Voltando à pergunta: os palestinianos têm direito a defender-se? Da mesma forma que só consigo debater com quem conceda esse direito aos israelitas, só consigo debater com quem o aceite para os palestinianos. A pergunta que interessa é, então, como se podem ou devem defender.
Pela via política e diplomática? É o que a Autoridade Palestiniana faz há décadas, desde que abdicou da violência que Israel nunca abandonou, já que a exerce sem interrupção no quotidiano dos palestinianos. A razão da impopularidade de Mahmoud Abbas entre os palestinianos é essa. Não porque que aqueles que eram a elite cultural do mundo árabe, os mais tolerantes e cosmopolitas entre os muçulmanos, sejam naturalmente violentos. Mas porque o resultado foi a perda constante de território, o endurecimento da repressão israelita, a expansão imparável dos colonatos em terras legalmente palestinianas e a radicalização do governo de Israel. O que os palestinianos veem é que esta via só lhes ofereceu derrotas. Aquilo a que Netanyahu chama de “paz” e que Putin sonha ver na Ucrânia.
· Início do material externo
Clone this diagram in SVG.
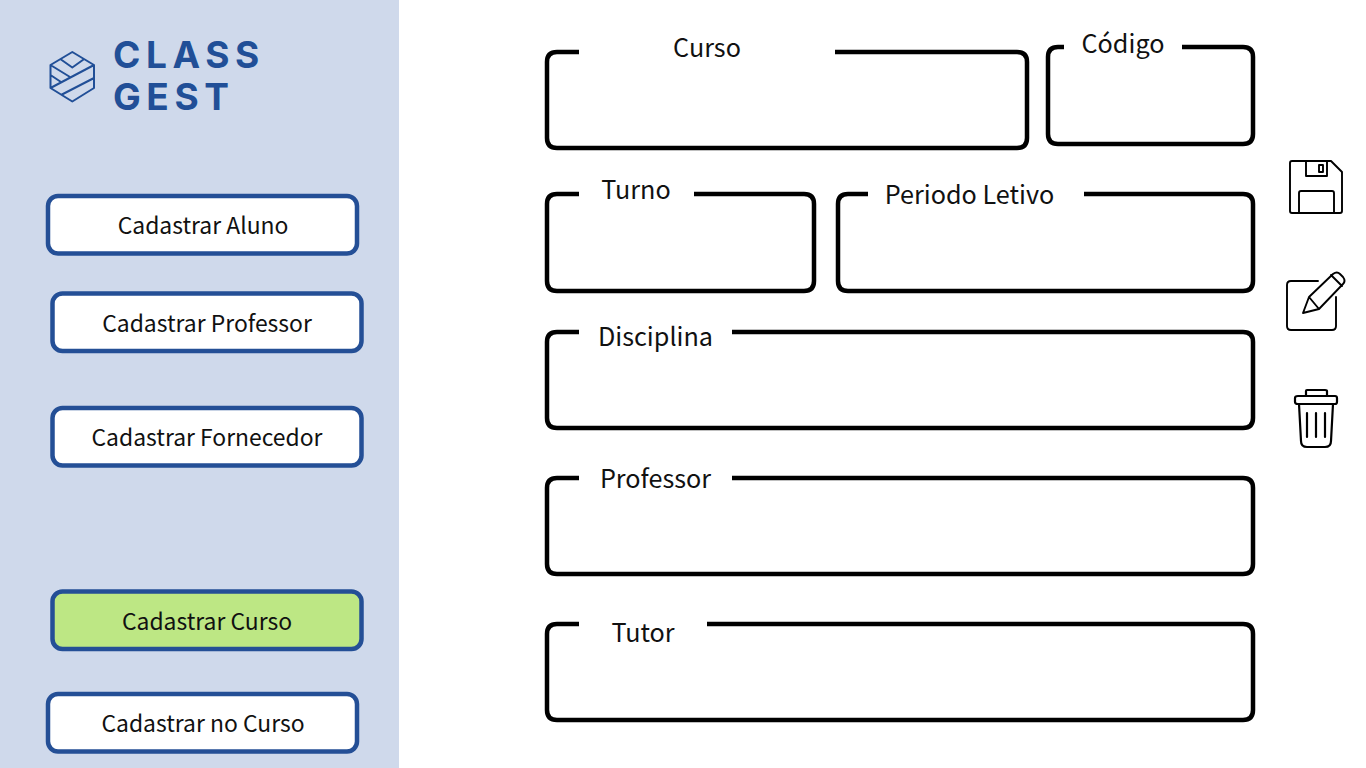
<svg xmlns="http://www.w3.org/2000/svg" width="1366" height="768" viewBox="0 0 1366 768">
<style>
.lbl{font-family:"Noto Sans CJK SC","Noto Sans",sans-serif;font-size:25.2px;fill:#111;text-anchor:middle}
.bt{font-size:22.9px}
.btn{fill:#fff;stroke:#244f96;stroke-width:4.5}
.frame{fill:none;stroke:#000;stroke-width:4.500;stroke-linecap:butt}
.logo{font-family:Inter,"Liberation Sans",sans-serif;font-weight:700;font-size:37px;letter-spacing:5.6px;fill:#214f97}
.ln{fill:none;stroke:#214f97;stroke-width:2;stroke-linejoin:round}
.ic{fill:none;stroke:#000;stroke-width:1.9;stroke-linejoin:round;stroke-linecap:round}
.ic2{fill:none;stroke:#000;stroke-width:2.2;stroke-linejoin:round;stroke-linecap:round}
</style>
<rect width="1366" height="768" fill="#fff"/>
<rect id="sidebar" width="399" height="768" fill="#cfd9eb"/>
<g id="logo">
<path class="ln" d="M72.300 52L94 65V88L72.300 101.500L50.500 88V65ZM61 59.500L72.300 67.500L83.500 59.500M50.500 65L70 77M94 65L50.500 88M94 78L61 95M50.500 75L61 82"/>
<text class="logo" x="113" y="68">CLASS</text>
<text class="logo" x="113" y="110">GEST</text>
</g>
<g id="btn-aluno"><rect class="btn" x="48" y="196" width="309" height="57.500" rx="10"/><text class="lbl bt" x="203" y="234">Cadastrar Aluno</text></g>
<g id="btn-professor"><rect class="btn" x="52.500" y="293.500" width="309" height="57.500" rx="10"/><text class="lbl bt" x="207" y="332">Cadastrar Professor</text></g>
<g id="btn-fornecedor"><rect class="btn" x="52.500" y="408" width="309" height="57.500" rx="10"/><text class="lbl bt" x="207" y="446">Cadastrar Fornecedor</text></g>
<g id="btn-curso"><rect class="btn" style="fill:#bde784" x="52.500" y="591.500" width="309" height="57.500" rx="10"/><text class="lbl bt" x="207" y="630">Cadastrar Curso</text></g>
<g id="btn-nocurso"><rect class="btn" x="48" y="694" width="309" height="57.500" rx="10"/><text class="lbl bt" x="203" y="732">Cadastrar no Curso</text></g>
<g id="field-curso"><path class="frame" d="M579 52H557Q547 52 547 62V138Q547 148 557 148H1017Q1027 148 1027 138V62Q1027 52 1017 52H835"/><text class="lbl" x="707" y="57">Curso</text></g>
<g id="field-codigo"><path class="frame" d="M1182 47H1243Q1253 47 1253 57V134Q1253 144 1243 144H1058Q1048 144 1048 134V57Q1048 47 1058 47H1064"/><text class="lbl" x="1123" y="52.500">Código</text></g>
<g id="field-turno"><path class="frame" d="M579 194H557Q547 194 547 204V281Q547 291 557 291H804Q814 291 814 281V204Q814 194 804 194H694"/><text class="lbl" x="636" y="199">Turno</text></g>
<g id="field-periodo"><path class="frame" d="M868 194H848Q838 194 838 204V281Q838 291 848 291H1243Q1253 291 1253 281V204Q1253 194 1243 194H1084"/><text class="lbl" x="969.500" y="204">Periodo Letivo</text></g>
<g id="field-disciplina"><path class="frame" d="M579 332H557Q547 332 547 342V418Q547 428 557 428H1243Q1253 428 1253 418V342Q1253 332 1243 332H732"/><text class="lbl" x="655.500" y="346">Disciplina</text></g>
<g id="field-professor"><path class="frame" d="M579 478H557Q547 478 547 488V564Q547 574 557 574H1243Q1253 574 1253 564V488Q1253 478 1243 478H732"/><text class="lbl" x="655.500" y="488">Professor</text></g>
<g id="field-tutor"><path class="frame" d="M579 624H557Q547 624 547 634V710Q547 720 557 720H1243Q1253 720 1253 710V634Q1253 624 1243 624H707"/><text class="lbl" x="643" y="642">Tutor</text></g>
<g id="icon-save"><path class="ic" d="M1292 161H1331L1342 172V211Q1342 213 1340 213H1292Q1290 213 1290 211V163Q1290 161 1292 161ZM1306 161V176H1327V161M1319 165H1323V172H1319ZM1299 213V193Q1299 191 1301 191H1332Q1334 191 1334 193V213"/></g>
<g id="icon-edit"><path class="ic" d="M1318 281H1291Q1287 281 1287 285V326Q1287 330 1291 330H1332Q1336 330 1336 326V297"/><path class="ic" d="M1303 313L1309 297L1333 274Q1337 271 1340 274L1343 277Q1346 281 1343 284L1319 309ZM1309 297L1319 309M1331 275L1342 286"/></g>
<g id="icon-trash"><path class="ic2" d="M1298 404H1335Q1337 404 1337 402V398Q1337 396 1335 396H1298Q1295 396 1295 398V402Q1295 404 1298 404ZM1306 396V391Q1306 390 1307 390H1325Q1327 390 1327 391V396M1299 404L1301 441Q1301 447 1307 447H1325Q1331 447 1331 441L1333 404M1307 413V437M1316 413V437M1325 413V437"/></g>
</svg>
Há a via da resistência pacífica. Foi de alguma forma tentada na Grande Marcha do Retorno, em Gaza, com soldados israelitas a abater quem se dirigia à fronteira. Mas o apoio incondicional (é sempre uma péssima forma de apoiar) ao ocupante tornou o ocidente totalmente insensível à perda de vidas palestinianas. O sacrifício pacifico está condenado à invisibilidade e à indiferença. Como se vê pela fila de líderes ocidentais a querer cumprimentar Netanyahu enquanto ele comete crimes de guerra. Deste lado, só mesmo António Guterres e o Papa Francisco querem saber das vidas palestinianas.
Há a via militar, que é a legitimamente usada pelos Estados quando são agredidos ou ocupados. Só que a Palestina não teve direito a um exército formal. E mesmo que o tivesse, o apoio que Israel recebe dos EUA chegaria para esmaga-lo em horas numa guerra convencional. Restaria o apoio de outros países árabes, que levaria à generalização da guerra, que ninguém deseja.
Assim, a resposta só pode ser política. Não há, no contexto interno israelita, qualquer vontade de a tentar. Nem qualquer razão, na verdade. Mesmo que o caminho oposto represente a perda de algumas vidas inocentes, que fanáticos como Netanyahu veem como um preço a pagar, tem permitido canalizar os apoios dos palestinianos para grupos de terroristas com quem não se tem de negociar, expandir território e manter intactos os apoios internacionais, conseguindo até a traição das ditaduras árabes, que não têm de prestar contas aos seus povos.
A solução está nas mãos dos aliados de Israel, a começar pelos Estados Unidos. Até hoje, o único que teve a coragem de condenar o que chamou “apartheid” foi Jimmy Carter, lamentando o abandono da solução dos dois Estados. Apesar de ter negociado a paz entre Israel e o Egito, foi acusado de antissemitismo, obviamente.
Os aliados de Israel têm de obriga-lo a sentar-se à mesa com a Autoridade Palestiniana, a única entidade moderada que resta nesta neste conflito. O objetivo é, antes de tudo, o de fazê-lo respeitar o direito internacional e os acordos celebrados, negociando a retirada dos territórios ocupados e desmantelando os colonatos ilegais. Depois, começar uma negociação difícil sobre o estatuto de Jerusalém e trabalhar em medidas de segurança conjuntas, que não correspondam à cultura colonial instituída. Só isto pode transformar um Hamas num inimigo comum de israelitas e palestinianos. Até lá, a paz será impossível. Porque nenhum povo aceita ser vítima para sempre. Os judeus não aceitaram, felizmente. Os palestinianos não aceitarão.
A total ausência de critérios morais, que leva a que se aceite que Israel faça o que a lei não permite a qualquer outro Estado, que esteja acima do direito internacional e de todas as resoluções da ONU, também tem um preço, em segurança, para a Europa. Por isso, este conflito não precisa de aliados incondicionais, precisa de mediadores. E de partes para conversar. Do lado palestiniano, há o poder reconhecido, enfraquecido por três décadas de derrotas e desprezo geral. Do lado israelita, é preciso substituir por um líder um desqualificado que vê na carnificina a última oportunidade de não acabar preso.
Só assim não veremos o povo da Cisjordânia a gritar pelo Hamas. Os palestinianos não podem estar condenados a escolher entre a extinção e a barbárie.»